At NGDP Advisers, we hope not only to continue our examination of the global economy, but also to recognize realities and advise accordingly. We’ll yell from the cliff tops ‘what should be’, but we’ll also help you get ready for what ‘will be’.

Please join us at ngdp-advisers.com, the best is yet to come. The Historinhas blog will stay up but dormant, and recent and all future posts will be freely available here ngdp-advisers.com/blog/ 

This is good to see.  Ideas are taken more seriously when they move beyond academia and out into the marketplace.  I’ve added them to my blog roll and look forward to reading what they have to say.  If I’m not mistaken, the four participants reside in 4 different continents–so I expect an international perspective.

Speaking of NGDP, I found a new SSRN working paper (by Jonathan Benchimol and Fourçans André), with the following abstract:

Since the beginning of the financial crisis, a lively debate has emerged regarding which monetary policy rule the Fed (and other central banks) should follow, if any.
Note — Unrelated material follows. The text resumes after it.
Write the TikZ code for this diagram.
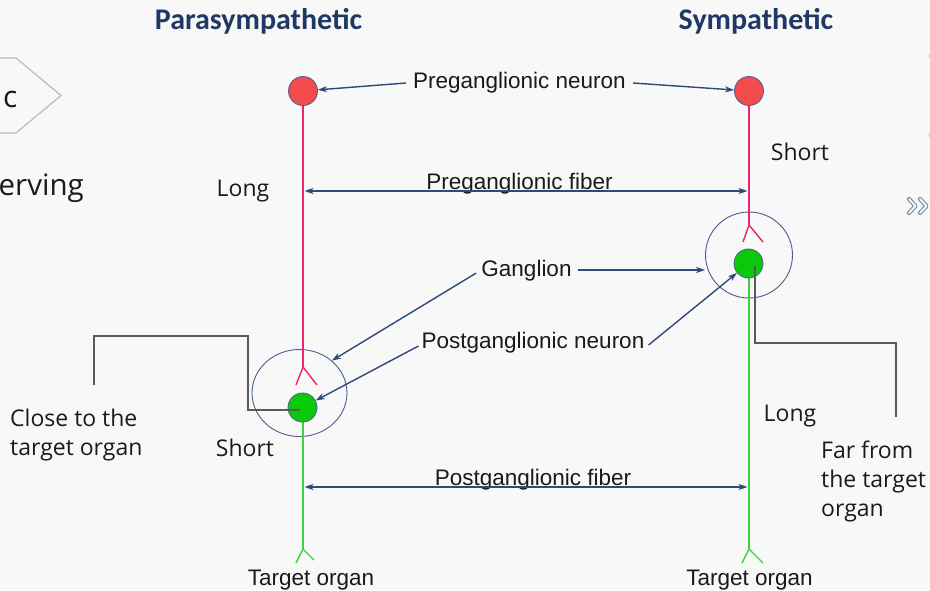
\documentclass[tikz,border=0pt]{standalone}
\usepackage{fontspec}
\setmainfont{Liberation Sans}
\newfontfamily\nunfont{Open Sans}
\newfontfamily\headfont{Carlito}
\usetikzlibrary{arrows.meta,shapes.geometric}
\definecolor{bgc}{HTML}{F8F8F8}
\definecolor{navy}{HTML}{1F3864}
\definecolor{arrc}{HTML}{2E4A7A}
\definecolor{pinkc}{HTML}{E8256E}
\definecolor{greenl}{HTML}{3CD23C}
\definecolor{greenf}{HTML}{0AC80A}
\definecolor{redf}{HTML}{F44B4B}
\definecolor{rimc}{HTML}{4A5E8E}
\definecolor{greyc}{HTML}{5A5A5A}
\definecolor{chev}{HTML}{A9BED0}
\definecolor{chevd}{HTML}{6F8DA8}
\definecolor{txtc}{HTML}{1A1A1A}
\begin{document}
\begin{tikzpicture}[x=1pt,y=-1pt,
  lbl/.style={font=\fontsize{22.5}{26}\selectfont, text=txtc, inner sep=0pt, anchor=base},
  side/.style={font=\nunfont\fontsize{23}{29}\selectfont, text=txtc, inner sep=0pt, anchor=base},
  sidel/.style={side, anchor=base west},
  head/.style={font=\headfont\bfseries\fontsize{30}{35}\selectfont, text=navy, inner sep=0pt, anchor=base},
  tipk/.tip={Stealth[length=9pt,width=6pt,inset=2.5pt]},
  arr/.style={draw=arrc, line width=1.4pt, -tipk},
  darr/.style={draw=arrc, line width=1.4pt, tipk-tipk},
  redc/.style={circle, fill=redf, draw=rimc, line width=0.8pt, minimum size=29pt, inner sep=0pt},
  grnc/.style={circle, fill=greenf, draw=rimc, line width=0.8pt, minimum size=29pt, inner sep=0pt},
  gang/.style={ellipse, draw=rimc, line width=0.9pt, inner sep=0pt},
  pinkln/.style={draw=pinkc, line width=1.4pt},
  grnln/.style={draw=greenl, line width=1.4pt},
  conn/.style={draw=greyc, line width=1.5pt},
  chevstyle/.style={draw=chevd, line width=1.1pt, double=bgc, double distance=2pt, line cap=round, line join=round},
]
% background / bounding box
\fill[bgc] (0,0) rectangle (930,590);
\useasboundingbox (0,0) rectangle (930,590);

% partial elements at the left and right edges
\draw[chev, line width=1.2pt] (-5,58) -- (16,58) -- (61,95.5) -- (16,133) -- (-5,133);
\node[side, anchor=base east, font=\nunfont\fontsize{30}{34}\selectfont] (cfrag) at (17.5,107) {c};
\node[side, anchor=base east, font=\nunfont\fontsize{29.5}{34}\selectfont] (ervfrag) at (84,195) {erving};
\draw[chevstyle] (909,199) -- (915.5,206) -- (909,213);
\draw[chevstyle] (920,199) -- (926.5,206) -- (920,213);
\fill[black!15] (931.5,56) circle (3.2);
\fill[black!15] (931.5,135) circle (3.2);

% headings
\node[head] (hpara) at (258.5,29) {Parasympathetic};
\node[head] (hsym) at (756,29) {Sympathetic};

% ganglia
\node[gang, minimum width=95pt, minimum height=87pt] (gang1) at (299.5,393) {};
\node[gang, minimum width=87pt, minimum height=86pt] (gang2) at (749,255) {};

% neuron coordinates
\coordinate (fork1) at (303,367);
\coordinate (fork2) at (749,225);
\coordinate (tfork1) at (303,549);
\coordinate (tfork2) at (749,549);

% preganglionic fibers (pink)
\draw[pinkln] (303,100) -- (fork1);
\draw[pinkln] (fork1) -- (296,385);
\draw[pinkln] (fork1) -- (317,385);
\draw[pinkln] (749,100) -- (fork2);
\draw[pinkln] (fork2) -- (743,242);
\draw[pinkln] (fork2) -- (763,242);

% postganglionic fibers (green)
\draw[grnln] (303,415) -- (tfork1);
\draw[grnln] (tfork1) -- (296,563);
\draw[grnln] (tfork1) -- (314,560);
\draw[grnln] (749,270) -- (tfork2);
\draw[grnln] (tfork2) -- (742,563);
\draw[grnln] (tfork2) -- (763,563);

% grey connectors to the side notes
\coordinate (g1in) at (300,410);
\coordinate (clstart) at (94,385);
\draw[conn] (clstart) -- (94,336) -- (248,336) -- (248,410) -- (g1in);
\coordinate (g2in) at (755,266);
\coordinate (frend) at (896,417);
\draw[conn] (g2in) -- (755,343) -- (896,343) -- (frend);

% cell bodies
\node[redc] (pre1) at (303,91) {};
\node[redc] (pre2) at (749,91) {};
\node[grnc] (g1) at (302.5,407.5) {};
\node[grnc] (g2) at (748.5,263.5) {};
% re-draw grey connector ends over the green bodies
\draw[conn] (248,410) -- (g1in);
\draw[conn] (g2in) -- (755,280);

% labels
\node[lbl] (pnlbl) at (519.5,88) {Preganglionic neuron};
\node[lbl] (pflbl) at (519.5,189) {Preganglionic fiber};
\node[lbl] (glbl) at (526.5,276) {Ganglion};
\node[lbl] (postnlbl) at (533,348) {Postganglionic neuron};
\node[lbl] (postflbl) at (533,485) {Postganglionic fiber};
\node[lbl] (to1) at (311,585) {Target organ};
\node[lbl] (to2) at (749.5,585) {Target organ};

\node[side] (long1) at (243,196) {Long};
\node[side] (short1) at (245,456) {Short};
\node[side] (short2) at (800,160) {Short};
\node[side] (long2) at (790,421) {Long};
\node[sidel] (close1) at (10,426) {Close to the};
\node[sidel] (close2) at (10,455) {target organ};
\node[sidel] (far1) at (821,458) {Far from};
\node[sidel] (far2) at (821,487) {the target};
\node[sidel] (far3) at (821,516) {organ};

% arrows
\draw[arr] ([xshift=-7pt,yshift=5pt]pnlbl.base west) -- (pre1);
\draw[arr] ([xshift=7pt,yshift=5pt]pnlbl.base east) -- (pre2);
\coordinate (pfL) at (304.5,191);
\coordinate (pfR) at (747.5,191);
\draw[darr] (pfL) -- (pfR);
\draw[arr] ([xshift=6pt,yshift=6pt]glbl.base east) -- ([yshift=6pt]glbl.base east -| gang2.west);
\draw[arr] ([xshift=-5pt,yshift=3pt]glbl.base west) -- (gang1.45);
\draw[arr] ([xshift=-3pt,yshift=2pt]postnlbl.base west) -- (g1);
\draw[arr] ([xshift=4pt,yshift=3pt]postnlbl.base east) -- (g2);
\coordinate (pofL) at (304.5,487);
\coordinate (pofR) at (747.5,487);
\draw[darr] (pofL) -- (pofR);
\end{tikzpicture}
\end{document}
To clarify this debate, several questions must be answered. Which monetary policy rule fits best the historical data? Which monetary policy rule best minimizes economic uncertainty and the Fed’s loss function? Which rule is best in terms of household welfare? Among the different rules, are NGDP growth or level targeting rules a good option, and when? Do they perform better than Taylor-type rules? To answer these questions, we use Bayesian estimations to test the Smets and Wouters (2007) model under nine different monetary policy rules with US data from 1955 to 2015 and over three different sub-periods. We find that when considering only the central bank’s loss function, the estimates generally indicate the superiority of NGDP level targeting rules, whatever the period. However, if other criteria are considered, the central bank’s objectives are not consistently met by a single rule for all periods.

I was pleasantly surprised by their findings, as traditional loss function criteria are biased against NGDP targeting, by assuming that inflation instability is what matters, whereas it’s actually NGDP growth instability that is the problem.